My take. As with Illinois, I'd find this more defensible if they were in the low 20s or so, because I can sort of get where the model is coming from in liking these players. But I'm not placing or taking any bets premised on Missouri as a top-20 team that contends for an SEC title.

Penn St.
T-Rank: 19
Humans: 50-ish

Penn St. has been a pretty decent team, efficiency-wise, the last two years. Two years ago, they won the NIT and finished 19th in the Kenpom ratings. Last year they finished 43rd at Kenpom. (T-Rank had them 16th and 32nd the past two years, so even a little higher.)

But the perception of this team does not quite track those efficiency numbers. They were never seriously in consideration for an at-large berth either year, mainly because of their 6-20 record in "Quadrant 1" games. Starting 0-10 in the Big Ten last year also didn't help. There's a feeling, I think, that PSU's efficiency numbers are goosed by mopping up against lesser competition, and that Pat Chambers just doesn't have the chops to really compete at the top of the Big Ten.

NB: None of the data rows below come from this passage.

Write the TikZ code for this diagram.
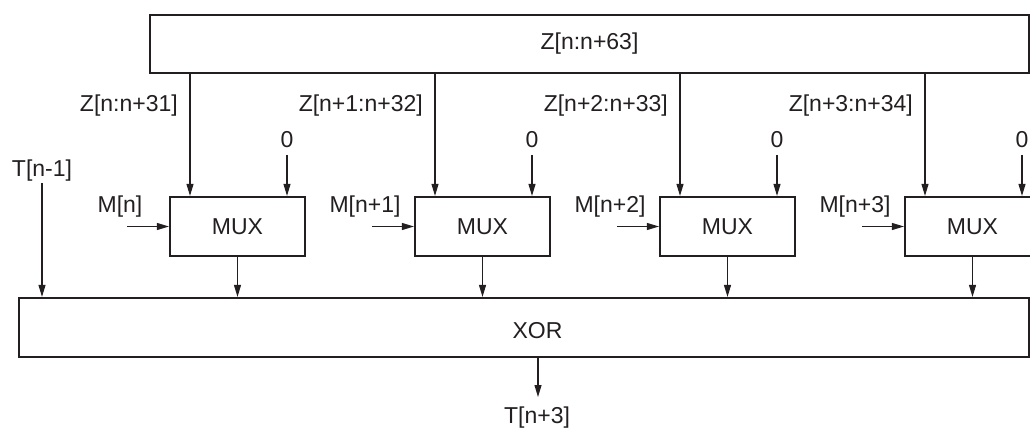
\documentclass[tikz,border=0pt]{standalone}
\usepackage{fontspec}
\setmainfont{Liberation Sans}
\usetikzlibrary{arrows.meta}
\definecolor{ink}{HTML}{231F20}
\begin{document}
\begin{tikzpicture}[x=1pt,y=-1pt,
  lbl/.style={font=\fontsize{23}{27}\selectfont, text=ink, inner sep=0pt},
  boxx/.style={draw=ink, line width=2.2pt, fill=white, inner sep=0pt,
               font=\fontsize{23}{27}\selectfont, text=ink},
  muxbox/.style={boxx, minimum width=135pt, minimum height=59pt},
  arr/.style={draw=ink, line width=1.1pt, -{Triangle[length=12pt,width=7pt]}}]
\useasboundingbox (0,0) rectangle (1030,430);
\clip (0,0) rectangle (1030,430);

\node[boxx, minimum width=879pt, minimum height=58pt] (zbox) at (589.5,44) {Z[n:n+63]};
\node[boxx, minimum width=1010pt, minimum height=59pt] (xor) at (524,327.5) {};
\node[lbl] (xort) at (537.5,330.5) {XOR};

\node[lbl, anchor=base] (tin) at (42,176.5) {T[n-1]};
\coordinate (tinS) at (42,183);
\draw[arr] (tinS) -- (tinS |- xor.north);

\coordinate (outE) at (538,397);
\draw[arr] (xor.south -| outE) -- (outE);
\node[lbl, anchor=base] (tout) at (537,423.5) {T[n+3]};

\foreach \i/\zl/\ml [evaluate=\i as \zx using 190+245*\i,
                     evaluate=\i as \bx using 287+245*\i,
                     evaluate=\i as \mx using 127+245*\i,
                     evaluate=\i as \cx using 237.5+245*\i]
  in {0/{Z[n:n+31]}/{M[n]}, 1/{Z[n+1:n+32]}/{M[n+1]},
      2/{Z[n+2:n+33]}/{M[n+2]}, 3/{Z[n+3:n+34]}/{M[n+3]}} {
  \node[muxbox] (mux\i) at (\cx,226.5) {MUX};
  % Z input
  \coordinate (zin\i) at (\zx,197);
  \draw[arr] (zbox.south -| zin\i) -- (zin\i |- mux\i.north);
  \node[lbl, anchor=base east] (zl\i) at (\zx-12,111.5) {\zl};
  % zero input
  \node[lbl, anchor=base] (zero\i) at (\bx,147.5) {0};
  \coordinate (zs\i) at (\bx,155);
  \draw[arr] (zs\i) -- (zs\i |- mux\i.north);
  % M input
  \coordinate (min\i) at (\mx,226.5);
  \draw[arr] (min\i) -- (mux\i.west);
  \node[lbl, anchor=base] (ml\i) at (\mx-7,213) {\ml};
  % output to XOR
  \draw[arr] (mux\i.south) -- (mux\i.south |- xor.north);
}
\end{tikzpicture}
\end{document}
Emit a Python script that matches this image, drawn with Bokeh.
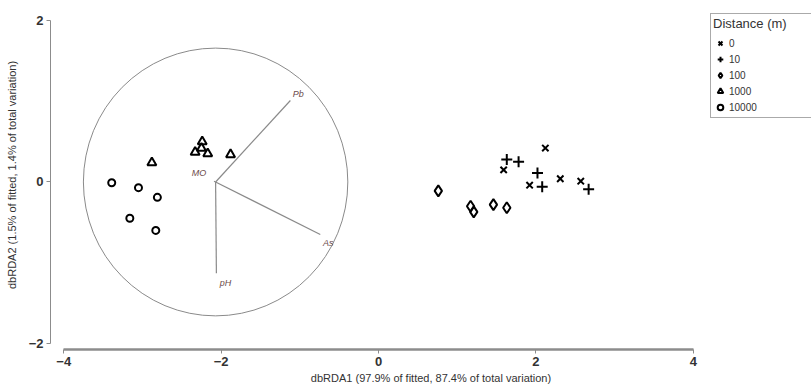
from bokeh.plotting import figure
from bokeh.models import Range1d, FixedTicker, Legend, LegendItem, ColumnDataSource
from bokeh.embed import file_html
from bokeh.resources import INLINE
from bokeh.core.properties import value

FONT = "Liberation Sans"

# Site scores on the two constrained axes, grouped by distance from source (m)
group_labels = ["0", "10", "100", "1000", "10000"]
x_d0 = [2.12, 1.59, 1.92, 2.31, 2.57]
y_d0 = [0.42, 0.15, -0.04, 0.04, 0.01]
x_d10 = [1.63, 1.78, 2.02, 2.08, 2.67]
y_d10 = [0.28, 0.25, 0.11, -0.06, -0.09]
x_d100 = [0.76, 1.17, 1.21, 1.46, 1.63]
y_d100 = [-0.11, -0.30, -0.37, -0.28, -0.32]
x_d1000 = [-2.88, -2.33, -2.24, -2.25, -2.17, -1.88]
y_d1000 = [0.24, 0.37, 0.50, 0.42, 0.35, 0.34]
x_d10000 = [-3.39, -3.05, -2.81, -3.16, -2.83]
y_d10000 = [-0.01, -0.07, -0.19, -0.45, -0.60]

# Predictor vectors (drawn from a common origin) and the correlation circle
vec_names = ["Pb", "As", "pH", "MO"]
vec_origin = (-2.07, 0.0)
vec_end_x = [-1.12, -0.74, -2.06, -2.09]
vec_end_y = [1.01, -0.65, -1.13, 0.01]
circle_radius_x = 1.68
circle_radius_y = 1.66

x_ticks = [-4, -2, 0, 2, 4]
y_ticks = [-2, 0, 2]
x_title = "dbRDA1 (97.9% of fitted, 87.4% of total variation)"
y_title = "dbRDA2 (1.5% of fitted, 1.4% of total variation)"
legend_title = "Distance (m)"

p = figure(
    width=811, height=386,
    x_range=Range1d(-4.168, 5.502), y_range=Range1d(-2.076, 2.249),
    output_backend="svg", toolbar_location=None,
    min_border_left=50, min_border_bottom=37, min_border_top=0, min_border_right=0,
)
p.xgrid.visible = False
p.ygrid.visible = False
p.outline_line_color = None
p.background_fill_color = "white"
p.border_fill_color = "white"

axis_grey = "#8c8c8c"
for ax, ticks, bounds in ((p.xaxis[0], x_ticks, (-4, 4)), (p.yaxis[0], y_ticks, (-2, 2))):
    ax.ticker = FixedTicker(ticks=ticks)
    ax.bounds = bounds
    ax.axis_line_color = axis_grey
    ax.major_tick_line_color = axis_grey
    ax.minor_tick_line_color = None
    ax.major_tick_in = 0
    ax.major_tick_out = 4
    ax.major_label_text_font = FONT
    ax.major_label_text_font_size = "13px"
    ax.major_label_text_font_style = "bold"
    ax.major_label_text_color = "#333333"
    ax.major_label_standoff = 3
    ax.axis_label_text_font = FONT
    ax.axis_label_text_font_size = "11px"
    ax.axis_label_text_font_style = "normal"
    ax.axis_label_text_color = "#333333"

p.xaxis.axis_line_width = 2.5
p.xaxis.axis_label = x_title
p.xaxis.axis_label_standoff = 3
p.yaxis.axis_line_width = 1
p.yaxis.axis_label = y_title
p.yaxis.axis_label_standoff = 8

# Correlation circle
p.ellipse(x=[vec_origin[0]], y=[vec_origin[1]], width=[2 * circle_radius_x],
          height=[2 * circle_radius_y], fill_color=None, line_color="#8a8a8a", line_width=1)

# Predictor vectors and their labels
vsrc = ColumnDataSource(dict(
    x0=[vec_origin[0]] * len(vec_names), y0=[vec_origin[1]] * len(vec_names),
    x1=vec_end_x, y1=vec_end_y, name=vec_names,
    dx=[8, 8, 9, -15], dy=[-6, 9, 10, -8],
))
p.segment(x0="x0", y0="y0", x1="x1", y1="y1", source=vsrc, line_color="#8a8a8a", line_width=1.2)
p.text(x="x1", y="y1", text="name", source=vsrc, x_offset="dx", y_offset="dy",
       text_font=value(FONT), text_font_style="italic", text_font_size="9px",
       text_color="#6b4a4a", text_align="center", text_baseline="middle")

# Site scores
marker_style = dict(fill_color=None, line_color="black", line_width=2)
r0 = p.scatter(x_d0, y_d0, marker="x", size=9, **marker_style)
r10 = p.scatter(x_d10, y_d10, marker="cross", size=11, **marker_style)
r100 = p.scatter(x_d100, y_d100, marker="diamond", size=11, **marker_style)
r1000 = p.scatter(x_d1000, y_d1000, marker="triangle", size=9, **marker_style)
r10000 = p.scatter(x_d10000, y_d10000, marker="circle", size=7, **marker_style)

legend = Legend(
    items=[LegendItem(label=lab, renderers=[r])
           for lab, r in zip(group_labels, [r0, r10, r100, r1000, r10000])],
    title=legend_title, location=(660, 231),
    title_text_font=FONT, title_text_font_size="13px", title_text_font_style="normal",
    title_text_color="#333333", title_standoff=4,
    label_text_font=FONT, label_text_font_size="10px", label_text_color="#333333",
    glyph_width=14, glyph_height=16, label_height=16, label_width=80,
    spacing=0, padding=2, margin=0, label_standoff=2,
    border_line_color="#555555", border_line_width=1,
    background_fill_color="white", background_fill_alpha=1,
)
p.add_layout(legend)

open("out.html", "w").write(file_html(p, INLINE))
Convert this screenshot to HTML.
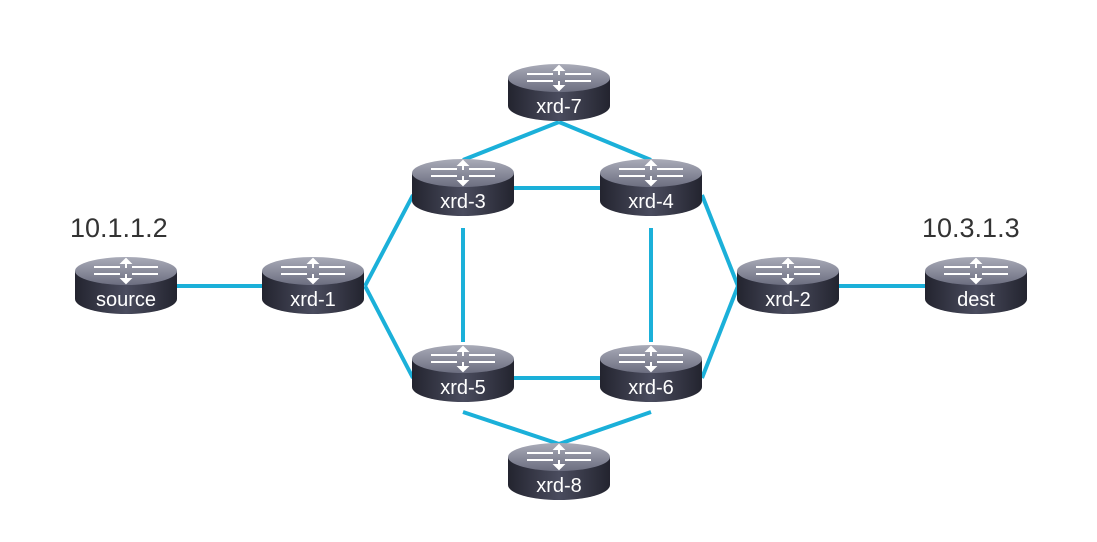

So the popular opinion on Penn State, I think, is they they were mediocre with a low ceiling last year, and they'll be similar this year after losing Josh Reeves and the unexpected transfer of Rasir Bolton. Yes, they return Lamar Stevens, who puts up big counting stats but does so inefficiently. So it's easy to imagine this being the classic PSU team that features one guy who takes all the shots and that plays pretty hard enough on defense.

My take. 19 is too high, but it's worth noting that Penn State was 24th in a sneak peak of Kenpom's preseason ratings, so at least T-Rank isn't out on an island with this one. Maybe this will be the year that PSU's results more closely align with their efficiency numbers.

Notre Dame
T-Rank: 22
Humans: 50-ish

I've seen surprisingly little love for Notre Dame this offseason. The Irish struggled last year, especially after Rex Pflueger got hurt after ten games. Three top-100 freshmen (Nate Laszewski, Dane Goodwin, and Prentice Hubb) were forced into more action than they were probably ready for.

But Pflueger is back for a fifth year, along with fellow seniors TJ Gibbs and John Mooney. And those three top-100 freshmen are back, poised to make the sophomore leap.

My take. Notre Dame has been a bit snakebitten since Bonzie Colson's injury in 2018. If they stay healthy this year, I think there's a good chance that they are a top 25 team again.